• [Brief]:
Without including any pictures, write out the listing below exactly.

• [Collected data]:
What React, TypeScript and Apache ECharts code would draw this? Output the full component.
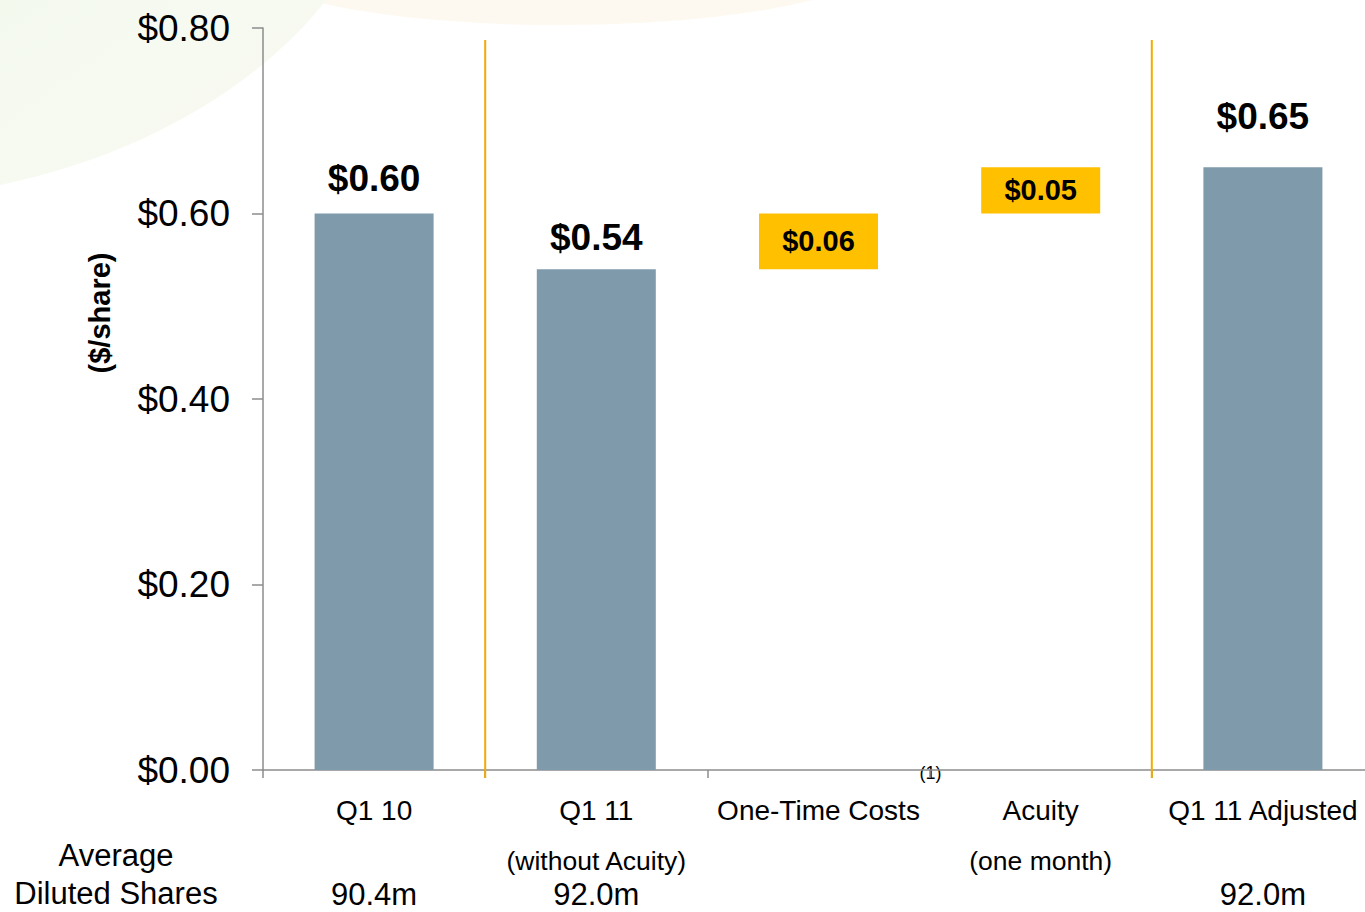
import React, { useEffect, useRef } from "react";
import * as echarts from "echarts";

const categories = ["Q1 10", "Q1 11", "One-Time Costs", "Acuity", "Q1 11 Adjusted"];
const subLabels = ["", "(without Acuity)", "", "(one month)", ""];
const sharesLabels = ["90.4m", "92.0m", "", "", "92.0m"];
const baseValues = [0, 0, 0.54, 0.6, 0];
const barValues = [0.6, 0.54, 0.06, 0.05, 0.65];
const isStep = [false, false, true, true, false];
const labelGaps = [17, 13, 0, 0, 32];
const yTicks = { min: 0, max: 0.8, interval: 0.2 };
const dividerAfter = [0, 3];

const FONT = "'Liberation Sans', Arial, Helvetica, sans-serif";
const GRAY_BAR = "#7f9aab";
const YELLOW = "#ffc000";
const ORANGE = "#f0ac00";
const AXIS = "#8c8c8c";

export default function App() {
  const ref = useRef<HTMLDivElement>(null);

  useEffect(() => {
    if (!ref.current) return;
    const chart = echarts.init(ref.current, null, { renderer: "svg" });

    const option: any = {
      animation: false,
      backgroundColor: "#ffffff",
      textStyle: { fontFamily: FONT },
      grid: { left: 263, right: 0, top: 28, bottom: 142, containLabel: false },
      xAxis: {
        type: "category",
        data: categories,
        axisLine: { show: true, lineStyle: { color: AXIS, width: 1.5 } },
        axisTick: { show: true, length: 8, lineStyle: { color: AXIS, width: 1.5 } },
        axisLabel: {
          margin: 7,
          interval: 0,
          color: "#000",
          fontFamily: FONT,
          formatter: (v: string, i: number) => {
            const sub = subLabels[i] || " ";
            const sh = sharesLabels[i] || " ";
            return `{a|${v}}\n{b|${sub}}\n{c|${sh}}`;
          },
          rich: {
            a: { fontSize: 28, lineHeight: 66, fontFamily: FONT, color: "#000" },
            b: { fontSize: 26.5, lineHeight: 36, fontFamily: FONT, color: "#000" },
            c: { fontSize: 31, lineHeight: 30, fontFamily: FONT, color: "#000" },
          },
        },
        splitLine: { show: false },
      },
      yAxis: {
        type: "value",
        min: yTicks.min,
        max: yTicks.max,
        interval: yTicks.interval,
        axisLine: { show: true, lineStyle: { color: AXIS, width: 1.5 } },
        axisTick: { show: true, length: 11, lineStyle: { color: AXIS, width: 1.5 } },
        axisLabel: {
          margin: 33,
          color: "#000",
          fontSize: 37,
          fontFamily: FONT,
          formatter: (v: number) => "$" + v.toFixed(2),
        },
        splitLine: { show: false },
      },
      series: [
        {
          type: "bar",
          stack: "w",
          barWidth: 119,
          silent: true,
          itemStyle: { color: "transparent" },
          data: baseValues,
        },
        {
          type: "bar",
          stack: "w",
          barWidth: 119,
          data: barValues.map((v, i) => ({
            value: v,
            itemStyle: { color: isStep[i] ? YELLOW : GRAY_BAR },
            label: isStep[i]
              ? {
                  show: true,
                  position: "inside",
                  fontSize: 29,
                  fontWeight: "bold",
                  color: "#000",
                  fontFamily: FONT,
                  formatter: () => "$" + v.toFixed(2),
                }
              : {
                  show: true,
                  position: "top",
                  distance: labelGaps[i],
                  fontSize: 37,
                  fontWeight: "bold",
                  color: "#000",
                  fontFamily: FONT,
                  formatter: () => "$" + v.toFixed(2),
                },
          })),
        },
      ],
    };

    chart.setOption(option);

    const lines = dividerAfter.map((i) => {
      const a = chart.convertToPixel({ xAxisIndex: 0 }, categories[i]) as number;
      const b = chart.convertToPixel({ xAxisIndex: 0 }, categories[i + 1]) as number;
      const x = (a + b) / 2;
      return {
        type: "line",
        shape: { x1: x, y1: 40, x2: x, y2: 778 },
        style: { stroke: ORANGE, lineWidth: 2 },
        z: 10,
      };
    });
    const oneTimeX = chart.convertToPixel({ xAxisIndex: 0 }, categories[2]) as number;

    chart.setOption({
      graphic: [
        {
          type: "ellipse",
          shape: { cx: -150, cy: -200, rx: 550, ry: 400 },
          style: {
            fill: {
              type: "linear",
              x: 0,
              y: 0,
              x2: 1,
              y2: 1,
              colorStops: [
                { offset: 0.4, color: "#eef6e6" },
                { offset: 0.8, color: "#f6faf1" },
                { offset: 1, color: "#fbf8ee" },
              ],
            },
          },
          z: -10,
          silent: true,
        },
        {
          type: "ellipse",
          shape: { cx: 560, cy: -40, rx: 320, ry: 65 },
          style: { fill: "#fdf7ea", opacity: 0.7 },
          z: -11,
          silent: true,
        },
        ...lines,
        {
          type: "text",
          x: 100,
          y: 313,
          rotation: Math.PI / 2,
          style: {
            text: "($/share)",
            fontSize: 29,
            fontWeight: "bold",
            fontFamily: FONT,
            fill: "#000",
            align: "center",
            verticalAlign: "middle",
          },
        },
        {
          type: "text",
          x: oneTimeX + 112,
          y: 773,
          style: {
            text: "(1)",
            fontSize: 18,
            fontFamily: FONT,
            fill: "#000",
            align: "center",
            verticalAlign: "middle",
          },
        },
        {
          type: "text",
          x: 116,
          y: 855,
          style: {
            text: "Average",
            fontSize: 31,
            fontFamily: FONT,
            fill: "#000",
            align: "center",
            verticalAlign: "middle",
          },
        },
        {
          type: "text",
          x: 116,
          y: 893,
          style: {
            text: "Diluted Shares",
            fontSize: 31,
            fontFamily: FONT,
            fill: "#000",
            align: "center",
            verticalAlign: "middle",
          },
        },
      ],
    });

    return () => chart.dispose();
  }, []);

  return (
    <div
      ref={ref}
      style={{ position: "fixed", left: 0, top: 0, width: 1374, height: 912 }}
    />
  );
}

• [Correct result]:
What React, TypeScript and Apache ECharts code would draw this? Output the full component.
import React, { useEffect, useRef } from "react";
import * as echarts from "echarts";

const categories = ["Q1 10", "Q1 11", "One-Time Costs", "Acuity", "Q1 11 Adjusted"];
const subLabels = ["", "(without Acuity)", "", "(one month)", ""];
const sharesLabels = ["90.4m", "92.0m", "", "", "92.0m"];
const baseValues = [0, 0, 0.54, 0.6, 0];
const barValues = [0.6, 0.54, 0.06, 0.05, 0.65];
const isStep = [false, false, true, true, false];
const labelGaps = [17, 13, 0, 0, 32];
const yTicks = { min: 0, max: 0.8, interval: 0.2 };
const dividerAfter = [0, 3];

const FONT = "'Liberation Sans', Arial, Helvetica, sans-serif";
const GRAY_BAR = "#7f9aab";
const YELLOW = "#ffc000";
const ORANGE = "#f0ac00";
const AXIS = "#8c8c8c";

export default function App() {
  const ref = useRef<HTMLDivElement>(null);

  useEffect(() => {
    if (!ref.current) return;
    const chart = echarts.init(ref.current, null, { renderer: "svg" });

    const option: any = {
      animation: false,
      backgroundColor: "#ffffff",
      textStyle: { fontFamily: FONT },
      grid: { left: 263, right: 0, top: 28, bottom: 142, containLabel: false },
      xAxis: {
        type: "category",
        data: categories,
        axisLine: { show: true, lineStyle: { color: AXIS, width: 1.5 } },
        axisTick: { show: true, length: 8, lineStyle: { color: AXIS, width: 1.5 } },
        axisLabel: {
          margin: 7,
          interval: 0,
          color: "#000",
          fontFamily: FONT,
          formatter: (v: string, i: number) => {
            const sub = subLabels[i] || " ";
            const sh = sharesLabels[i] || " ";
            return `{a|${v}}\n{b|${sub}}\n{c|${sh}}`;
          },
          rich: {
            a: { fontSize: 28, lineHeight: 66, fontFamily: FONT, color: "#000" },
            b: { fontSize: 26.5, lineHeight: 36, fontFamily: FONT, color: "#000" },
            c: { fontSize: 31, lineHeight: 30, fontFamily: FONT, color: "#000" },
          },
        },
        splitLine: { show: false },
      },
      yAxis: {
        type: "value",
        min: yTicks.min,
        max: yTicks.max,
        interval: yTicks.interval,
        axisLine: { show: true, lineStyle: { color: AXIS, width: 1.5 } },
        axisTick: { show: true, length: 11, lineStyle: { color: AXIS, width: 1.5 } },
        axisLabel: {
          margin: 33,
          color: "#000",
          fontSize: 37,
          fontFamily: FONT,
          formatter: (v: number) => "$" + v.toFixed(2),
        },
        splitLine: { show: false },
      },
      series: [
        {
          type: "bar",
          stack: "w",
          barWidth: 119,
          silent: true,
          itemStyle: { color: "transparent" },
          data: baseValues,
        },
        {
          type: "bar",
          stack: "w",
          barWidth: 119,
          data: barValues.map((v, i) => ({
            value: v,
            itemStyle: { color: isStep[i] ? YELLOW : GRAY_BAR },
            label: isStep[i]
              ? {
                  show: true,
                  position: "inside",
                  fontSize: 29,
                  fontWeight: "bold",
                  color: "#000",
                  fontFamily: FONT,
                  formatter: () => "$" + v.toFixed(2),
                }
              : {
                  show: true,
                  position: "top",
                  distance: labelGaps[i],
                  fontSize: 37,
                  fontWeight: "bold",
                  color: "#000",
                  fontFamily: FONT,
                  formatter: () => "$" + v.toFixed(2),
                },
          })),
        },
      ],
    };

    chart.setOption(option);

    const lines = dividerAfter.map((i) => {
      const a = chart.convertToPixel({ xAxisIndex: 0 }, categories[i]) as number;
      const b = chart.convertToPixel({ xAxisIndex: 0 }, categories[i + 1]) as number;
      const x = (a + b) / 2;
      return {
        type: "line",
        shape: { x1: x, y1: 40, x2: x, y2: 778 },
        style: { stroke: ORANGE, lineWidth: 2 },
        z: 10,
      };
    });
    const oneTimeX = chart.convertToPixel({ xAxisIndex: 0 }, categories[2]) as number;

    chart.setOption({
      graphic: [
        {
          type: "ellipse",
          shape: { cx: -150, cy: -200, rx: 550, ry: 400 },
          style: {
            fill: {
              type: "linear",
              x: 0,
              y: 0,
              x2: 1,
              y2: 1,
              colorStops: [
                { offset: 0.4, color: "#eef6e6" },
                { offset: 0.8, color: "#f6faf1" },
                { offset: 1, color: "#fbf8ee" },
              ],
            },
          },
          z: -10,
          silent: true,
        },
        {
          type: "ellipse",
          shape: { cx: 560, cy: -40, rx: 320, ry: 65 },
          style: { fill: "#fdf7ea", opacity: 0.7 },
          z: -11,
          silent: true,
        },
        ...lines,
        {
          type: "text",
          x: 100,
          y: 313,
          rotation: Math.PI / 2,
          style: {
            text: "($/share)",
            fontSize: 29,
            fontWeight: "bold",
            fontFamily: FONT,
            fill: "#000",
            align: "center",
            verticalAlign: "middle",
          },
        },
        {
          type: "text",
          x: oneTimeX + 112,
          y: 773,
          style: {
            text: "(1)",
            fontSize: 18,
            fontFamily: FONT,
            fill: "#000",
            align: "center",
            verticalAlign: "middle",
          },
        },
        {
          type: "text",
          x: 116,
          y: 855,
          style: {
            text: "Average",
            fontSize: 31,
            fontFamily: FONT,
            fill: "#000",
            align: "center",
            verticalAlign: "middle",
          },
        },
        {
          type: "text",
          x: 116,
          y: 893,
          style: {
            text: "Diluted Shares",
            fontSize: 31,
            fontFamily: FONT,
            fill: "#000",
            align: "center",
            verticalAlign: "middle",
          },
        },
      ],
    });

    return () => chart.dispose();
  }, []);

  return (
    <div
      ref={ref}
      style={{ position: "fixed", left: 0, top: 0, width: 1374, height: 912 }}
    />
  );
}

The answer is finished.